Metropolitan champion Junior Rose Bowl champion

Junior Rose Bowl, W 13–6 vs. Northeastern Oklahoma A&M
- Conference: Metropolitan Conference
- Record: 12–0 (7–0 Metropolitan)
- Head coach: Homer Beatty (1st season);
- Home stadium: Griffith Stadium

= 1953 Bakersfield Renegades football team =

American college football season

The 1953 Bakersfield Renegades football team, also known as the Gades, was an American football team that represented Bakersfield College as a member of the Metropolitan Conference during the 1953 junior college football season. In their first year under head coach Homer Beatty, the Renegades compiled a perfect 12–0 record, won the Metropolitan Conference championship, defeated in the Junior Rose Bowl, and outscored all opponents by a total of 415 to 93.

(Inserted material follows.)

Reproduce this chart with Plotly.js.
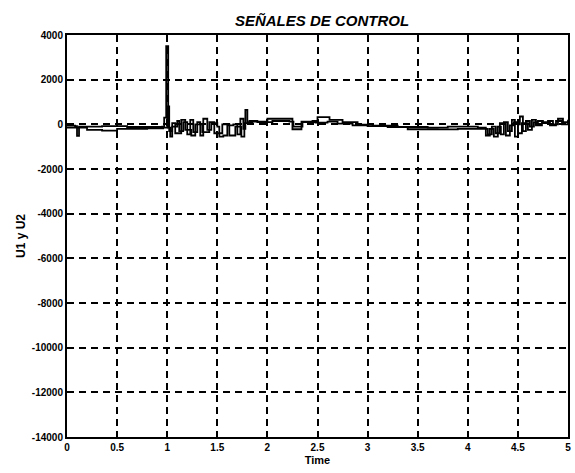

Bakersfield halfback Eugene Fitzgerald, also known as the "Burlington Flyer", received honorable mention from the Associated Press 1953 Little All-America college football team. He averaged 13 yards per carry and was the only two-year college player to receive the honor.

When the Renegades were selected to play in the Junior Rose Bowl, The Bakersfield Californian celebrated the announcement by publishing the next edition with a rose aroma. The rose scent, concocted by chemist Frank Hornkohl at the request of editors and mechanical staff of the newspaper, was added to 15 pounds ink before the paper went to press. The Bakersfield City Council also proclaimed December 12 as "Renegade Day". The Bakersfield Californian described the "mass exodus" from Bakersfield to attend the Junior Rose Bowl:One of the largest, peaceful near-evacuation of a city in the nation already has begun and picks up steam . . . "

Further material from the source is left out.